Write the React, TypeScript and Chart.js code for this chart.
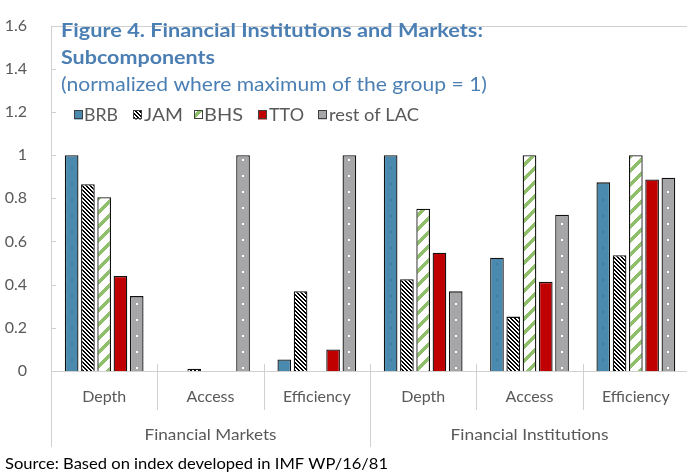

==

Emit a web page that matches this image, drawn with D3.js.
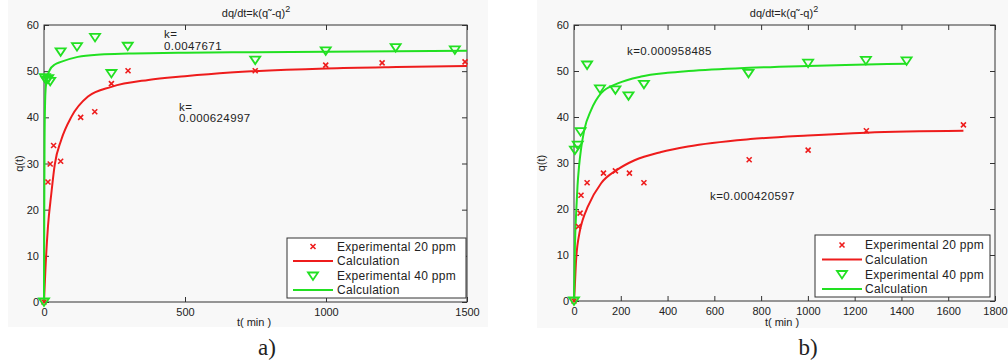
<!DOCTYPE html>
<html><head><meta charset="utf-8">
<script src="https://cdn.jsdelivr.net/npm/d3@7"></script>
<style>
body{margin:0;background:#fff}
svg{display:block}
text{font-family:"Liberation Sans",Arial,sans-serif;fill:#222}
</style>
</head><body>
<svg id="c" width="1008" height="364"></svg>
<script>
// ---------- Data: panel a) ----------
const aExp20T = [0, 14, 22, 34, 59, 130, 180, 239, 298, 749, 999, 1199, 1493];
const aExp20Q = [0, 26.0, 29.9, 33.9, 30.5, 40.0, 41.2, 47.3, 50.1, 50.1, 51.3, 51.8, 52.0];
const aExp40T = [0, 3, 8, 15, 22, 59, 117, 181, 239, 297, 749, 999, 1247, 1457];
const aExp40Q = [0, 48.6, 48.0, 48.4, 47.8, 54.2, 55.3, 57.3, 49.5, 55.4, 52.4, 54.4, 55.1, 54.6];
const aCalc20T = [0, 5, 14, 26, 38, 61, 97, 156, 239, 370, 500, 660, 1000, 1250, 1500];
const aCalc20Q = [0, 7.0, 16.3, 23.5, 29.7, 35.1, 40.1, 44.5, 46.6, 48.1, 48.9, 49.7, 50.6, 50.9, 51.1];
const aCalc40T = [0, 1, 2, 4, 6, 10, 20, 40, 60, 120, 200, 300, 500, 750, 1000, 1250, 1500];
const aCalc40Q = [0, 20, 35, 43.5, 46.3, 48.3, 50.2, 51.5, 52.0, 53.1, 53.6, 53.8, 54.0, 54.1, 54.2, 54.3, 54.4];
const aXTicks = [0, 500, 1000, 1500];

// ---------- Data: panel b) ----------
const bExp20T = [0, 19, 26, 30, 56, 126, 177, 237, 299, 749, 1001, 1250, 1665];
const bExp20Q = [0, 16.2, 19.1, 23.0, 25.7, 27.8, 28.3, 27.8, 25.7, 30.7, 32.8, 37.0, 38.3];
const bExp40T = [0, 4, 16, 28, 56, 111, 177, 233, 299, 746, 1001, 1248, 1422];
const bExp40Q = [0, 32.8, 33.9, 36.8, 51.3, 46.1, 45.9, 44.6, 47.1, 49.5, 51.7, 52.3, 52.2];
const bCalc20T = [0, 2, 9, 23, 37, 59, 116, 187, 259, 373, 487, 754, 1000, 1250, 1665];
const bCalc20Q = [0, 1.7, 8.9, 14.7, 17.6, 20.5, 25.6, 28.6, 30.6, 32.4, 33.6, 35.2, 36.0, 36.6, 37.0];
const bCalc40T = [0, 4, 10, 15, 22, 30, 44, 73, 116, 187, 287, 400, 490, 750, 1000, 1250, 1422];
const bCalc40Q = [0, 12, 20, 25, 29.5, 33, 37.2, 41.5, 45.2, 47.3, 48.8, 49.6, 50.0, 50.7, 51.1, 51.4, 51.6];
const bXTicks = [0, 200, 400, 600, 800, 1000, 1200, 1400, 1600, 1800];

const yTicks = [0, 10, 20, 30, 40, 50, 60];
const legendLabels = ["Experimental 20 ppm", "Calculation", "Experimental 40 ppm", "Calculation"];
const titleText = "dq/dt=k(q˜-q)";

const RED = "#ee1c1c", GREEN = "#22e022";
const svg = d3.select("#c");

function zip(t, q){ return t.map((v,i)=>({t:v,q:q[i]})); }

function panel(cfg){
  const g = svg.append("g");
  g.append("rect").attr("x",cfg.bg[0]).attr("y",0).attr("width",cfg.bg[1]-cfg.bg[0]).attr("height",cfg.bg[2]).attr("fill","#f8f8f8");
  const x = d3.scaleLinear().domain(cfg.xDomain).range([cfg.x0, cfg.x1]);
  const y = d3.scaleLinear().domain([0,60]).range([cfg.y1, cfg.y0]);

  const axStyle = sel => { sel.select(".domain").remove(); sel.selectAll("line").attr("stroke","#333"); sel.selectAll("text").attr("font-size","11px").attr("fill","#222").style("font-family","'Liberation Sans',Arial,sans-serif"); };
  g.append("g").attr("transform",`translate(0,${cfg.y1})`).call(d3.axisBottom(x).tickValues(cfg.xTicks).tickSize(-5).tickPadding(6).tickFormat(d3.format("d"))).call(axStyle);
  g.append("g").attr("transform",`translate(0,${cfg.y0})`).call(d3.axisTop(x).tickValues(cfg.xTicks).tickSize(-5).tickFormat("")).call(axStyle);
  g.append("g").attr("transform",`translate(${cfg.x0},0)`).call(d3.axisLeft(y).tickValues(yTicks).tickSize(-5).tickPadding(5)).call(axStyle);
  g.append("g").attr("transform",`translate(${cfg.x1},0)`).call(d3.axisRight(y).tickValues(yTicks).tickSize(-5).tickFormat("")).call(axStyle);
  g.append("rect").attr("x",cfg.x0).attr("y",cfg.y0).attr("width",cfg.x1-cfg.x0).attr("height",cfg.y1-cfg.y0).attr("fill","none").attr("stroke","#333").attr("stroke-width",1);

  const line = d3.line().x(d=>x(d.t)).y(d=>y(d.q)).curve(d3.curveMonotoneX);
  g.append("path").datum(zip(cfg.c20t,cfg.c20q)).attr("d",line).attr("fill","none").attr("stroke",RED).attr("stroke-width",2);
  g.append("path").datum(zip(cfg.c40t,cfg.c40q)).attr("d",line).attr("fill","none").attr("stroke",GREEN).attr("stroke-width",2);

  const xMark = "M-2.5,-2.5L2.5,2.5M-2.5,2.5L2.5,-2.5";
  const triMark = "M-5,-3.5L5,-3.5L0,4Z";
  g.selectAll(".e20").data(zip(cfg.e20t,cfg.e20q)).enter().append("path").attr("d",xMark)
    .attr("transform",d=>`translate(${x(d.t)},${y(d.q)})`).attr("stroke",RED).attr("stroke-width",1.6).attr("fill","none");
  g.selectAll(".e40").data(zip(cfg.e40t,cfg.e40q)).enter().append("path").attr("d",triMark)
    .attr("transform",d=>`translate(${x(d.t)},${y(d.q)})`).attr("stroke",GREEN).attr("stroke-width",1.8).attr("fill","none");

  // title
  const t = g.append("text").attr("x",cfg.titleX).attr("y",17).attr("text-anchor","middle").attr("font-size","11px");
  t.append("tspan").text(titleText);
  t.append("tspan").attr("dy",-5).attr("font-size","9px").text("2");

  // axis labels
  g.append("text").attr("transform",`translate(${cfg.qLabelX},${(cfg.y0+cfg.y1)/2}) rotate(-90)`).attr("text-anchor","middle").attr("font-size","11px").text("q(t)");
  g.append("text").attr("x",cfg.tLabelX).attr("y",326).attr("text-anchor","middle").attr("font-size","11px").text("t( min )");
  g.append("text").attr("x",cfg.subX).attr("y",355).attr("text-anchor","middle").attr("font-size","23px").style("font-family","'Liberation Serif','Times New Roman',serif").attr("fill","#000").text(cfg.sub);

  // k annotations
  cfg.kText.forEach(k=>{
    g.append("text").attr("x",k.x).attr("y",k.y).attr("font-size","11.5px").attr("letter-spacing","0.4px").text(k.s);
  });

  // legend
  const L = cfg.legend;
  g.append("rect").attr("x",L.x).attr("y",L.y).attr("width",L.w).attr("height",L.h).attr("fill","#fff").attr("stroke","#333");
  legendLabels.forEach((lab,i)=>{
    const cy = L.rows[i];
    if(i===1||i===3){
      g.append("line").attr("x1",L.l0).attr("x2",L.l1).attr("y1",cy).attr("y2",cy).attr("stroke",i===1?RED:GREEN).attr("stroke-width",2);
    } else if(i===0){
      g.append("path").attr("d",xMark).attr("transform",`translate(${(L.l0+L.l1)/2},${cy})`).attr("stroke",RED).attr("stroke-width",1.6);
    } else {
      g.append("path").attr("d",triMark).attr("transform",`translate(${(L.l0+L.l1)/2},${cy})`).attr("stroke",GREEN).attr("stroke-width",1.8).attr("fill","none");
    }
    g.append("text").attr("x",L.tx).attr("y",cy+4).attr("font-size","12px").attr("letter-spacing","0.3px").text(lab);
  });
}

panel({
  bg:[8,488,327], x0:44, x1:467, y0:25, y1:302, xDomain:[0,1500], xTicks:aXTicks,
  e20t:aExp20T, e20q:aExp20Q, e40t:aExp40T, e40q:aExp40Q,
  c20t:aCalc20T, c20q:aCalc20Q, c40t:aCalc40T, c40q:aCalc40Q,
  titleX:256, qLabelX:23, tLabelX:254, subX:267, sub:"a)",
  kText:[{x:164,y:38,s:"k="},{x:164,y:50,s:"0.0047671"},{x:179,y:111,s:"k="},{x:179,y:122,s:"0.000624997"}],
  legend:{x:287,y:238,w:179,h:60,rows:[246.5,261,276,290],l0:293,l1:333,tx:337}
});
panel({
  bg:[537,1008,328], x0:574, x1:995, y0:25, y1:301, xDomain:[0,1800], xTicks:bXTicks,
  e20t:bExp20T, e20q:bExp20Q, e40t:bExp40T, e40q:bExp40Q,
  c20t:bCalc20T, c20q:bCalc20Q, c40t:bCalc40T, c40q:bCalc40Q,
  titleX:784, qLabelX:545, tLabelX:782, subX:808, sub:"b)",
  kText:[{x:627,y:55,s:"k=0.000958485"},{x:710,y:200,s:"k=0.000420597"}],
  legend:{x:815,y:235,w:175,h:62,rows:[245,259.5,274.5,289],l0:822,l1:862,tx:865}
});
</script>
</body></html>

---

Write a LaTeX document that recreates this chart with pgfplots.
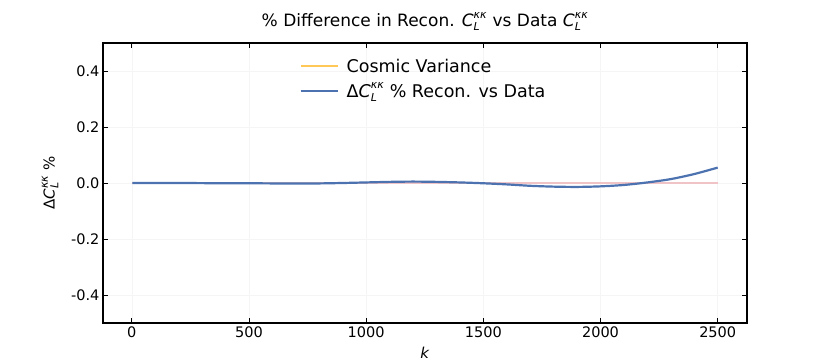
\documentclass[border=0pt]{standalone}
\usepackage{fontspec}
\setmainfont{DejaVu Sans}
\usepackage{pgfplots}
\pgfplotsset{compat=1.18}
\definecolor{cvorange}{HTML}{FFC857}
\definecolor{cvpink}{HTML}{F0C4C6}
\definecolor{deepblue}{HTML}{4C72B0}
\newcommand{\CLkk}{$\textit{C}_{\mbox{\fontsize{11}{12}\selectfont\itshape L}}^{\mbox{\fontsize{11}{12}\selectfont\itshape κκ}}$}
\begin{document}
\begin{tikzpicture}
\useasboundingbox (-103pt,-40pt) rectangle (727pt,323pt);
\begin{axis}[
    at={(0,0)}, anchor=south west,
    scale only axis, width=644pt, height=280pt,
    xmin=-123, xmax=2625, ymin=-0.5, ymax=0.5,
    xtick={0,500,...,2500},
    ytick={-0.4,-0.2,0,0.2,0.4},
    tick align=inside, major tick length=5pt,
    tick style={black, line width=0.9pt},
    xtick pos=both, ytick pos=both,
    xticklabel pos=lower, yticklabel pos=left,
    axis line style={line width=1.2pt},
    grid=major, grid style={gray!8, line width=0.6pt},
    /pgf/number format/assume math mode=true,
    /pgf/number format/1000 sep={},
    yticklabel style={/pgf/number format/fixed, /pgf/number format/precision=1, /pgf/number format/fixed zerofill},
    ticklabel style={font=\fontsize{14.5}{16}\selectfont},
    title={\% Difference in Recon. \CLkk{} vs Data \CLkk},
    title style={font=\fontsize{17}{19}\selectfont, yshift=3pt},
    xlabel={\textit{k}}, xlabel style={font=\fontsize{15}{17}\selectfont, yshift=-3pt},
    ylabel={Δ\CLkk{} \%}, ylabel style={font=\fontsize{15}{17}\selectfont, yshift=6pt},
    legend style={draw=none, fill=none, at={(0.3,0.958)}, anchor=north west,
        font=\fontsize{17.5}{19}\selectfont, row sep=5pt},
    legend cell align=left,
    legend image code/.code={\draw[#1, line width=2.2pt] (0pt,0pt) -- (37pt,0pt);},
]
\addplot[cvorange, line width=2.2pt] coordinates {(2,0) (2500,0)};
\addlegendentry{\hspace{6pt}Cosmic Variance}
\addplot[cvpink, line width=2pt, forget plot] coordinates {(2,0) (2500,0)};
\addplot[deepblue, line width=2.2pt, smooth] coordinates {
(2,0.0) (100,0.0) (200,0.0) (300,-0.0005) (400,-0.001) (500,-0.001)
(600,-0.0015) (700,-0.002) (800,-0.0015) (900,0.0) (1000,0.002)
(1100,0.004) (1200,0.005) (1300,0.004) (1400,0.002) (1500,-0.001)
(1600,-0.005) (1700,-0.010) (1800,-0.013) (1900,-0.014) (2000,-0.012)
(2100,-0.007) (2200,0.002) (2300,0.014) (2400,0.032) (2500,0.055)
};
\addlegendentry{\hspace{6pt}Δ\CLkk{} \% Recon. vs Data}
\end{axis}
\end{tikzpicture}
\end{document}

§ **DIRECTIVE**:
Collect every line above that contains the word "Write".

§ **ANSWER TO THE EXERCISE**:
Write the React, TypeScript and Chart.js code for this chart.
Write a LaTeX document that recreates this chart with pgfplots.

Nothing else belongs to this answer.